The honest problem is that the Beatles were not a London pub band. They were a Liverpool pub band who moved to London to make records. Between 1962 and 1970 they spent the overwhelming majority of their London hours inside Abbey Road Studios in St John’s Wood and, later, Trident Studios on St Anne’s Court in Soho and the basement studio at Apple’s Savile Row headquarters. Studios don’t have pint glasses. Studios have tape machines and session musicians and George Martin telling you to do it again. The Beatles’ London story is fundamentally a story about work, not about drinking, and any pub crawl that claims otherwise is selling you something.
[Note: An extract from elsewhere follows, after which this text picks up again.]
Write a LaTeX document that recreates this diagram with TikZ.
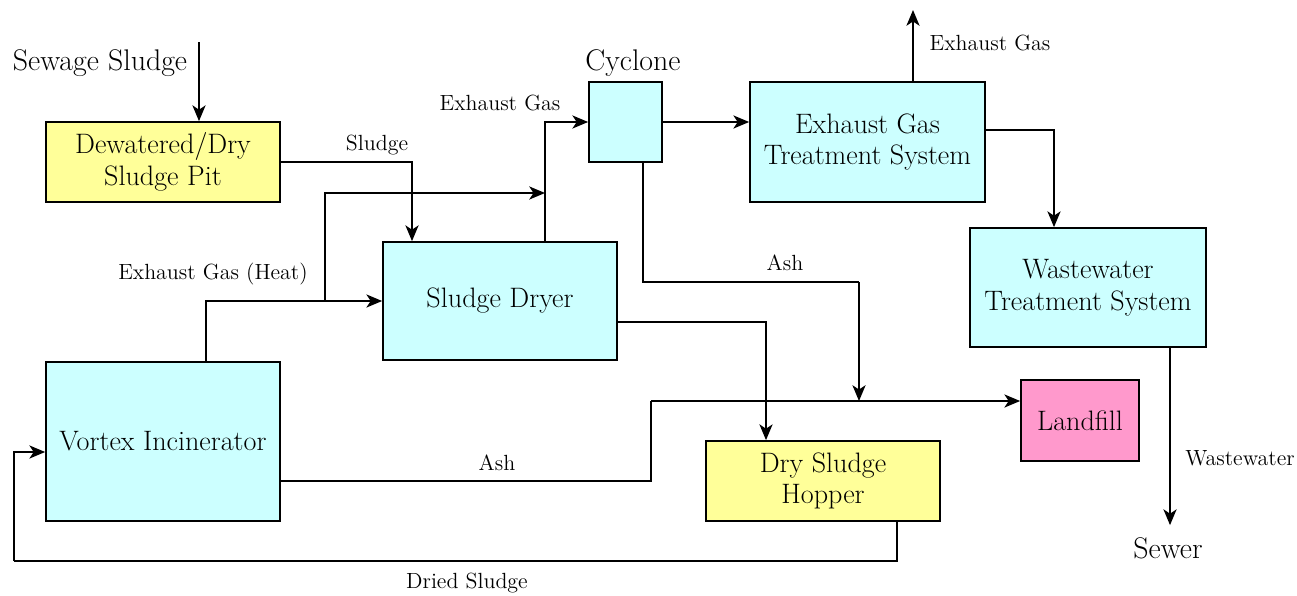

So we built this one honestly. A couple of the stops have genuine, documented Beatles connections. The Horse & Groom in Belgravia was Brian Epstein’s local — he lived around the corner on Chapel Street and held band meetings at his flat, which meant the nearest pint was fifty metres down a cobbled mews. The City Barge in Chiswick is where they filmed the tiger-in-the-cellar scene for Help! in April 1965, and Ringo’s line about “two lagers and lime” was delivered at the actual bar. These are photographed, dated, verifiable facts.
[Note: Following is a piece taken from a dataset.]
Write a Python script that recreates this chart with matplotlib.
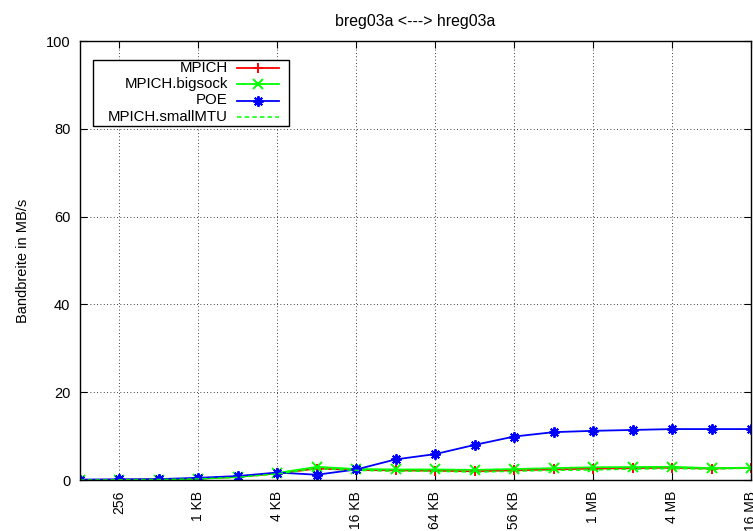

The rest of the crawl is more like proximity drinking. De Hems in Soho was a music industry pub where Andrew Loog Oldham — who did PR for Epstein before managing the Stones — was a regular, and Trident Studios was two streets away. The Shakespeare’s Head is around the corner from the London Palladium, where the Beatles performed on Sunday Night at the London Palladium in October 1963 and kicked off Beatlemania. The Devonshire Arms is directly behind 3 Savile Row, which makes it the nearest pub to Apple Corps, though “the nearest pub to Apple Corps” is not quite the same thing as “a Beatles pub.”

We think that’s fine. We think being upfront about thin connections is more interesting than pretending every stop has a plaque. The route runs from Belgravia through Soho and Marylebone, then jumps by tube to Kentish Town and out to the riverside in Chiswick. It covers about five hours if you’re not rushing, and you shouldn’t rush, because the pubs themselves are good regardless of who may or may not have drunk in them. The Star Tavern is where the Great Train Robbery was planned. The Assembly House has one of north London’s finest surviving Victorian interiors. The Barley Mow has been pouring since 1793 and its neighbour was Charles Babbage.

Eight pubs. Two with solid Beatles connections, three with reasonable proximity claims, and three that are just good pubs in the right postcodes. We’ve put them in an order that makes geographical sense and gives you a reason to visit Chiswick, which most crawls don’t. If you want the Cavern Club, go to Liverpool. If you want a good afternoon of London pubs with a Beatles thread running through it — sometimes tight, sometimes loose — this is it.

Logistics

Start
Hyde Park Corner
Finish
Piccadilly Circus
Tips
Belgravia to Soho to Marylebone on foot, then tube to Kentish Town and Overground to Chiswick. One pint each.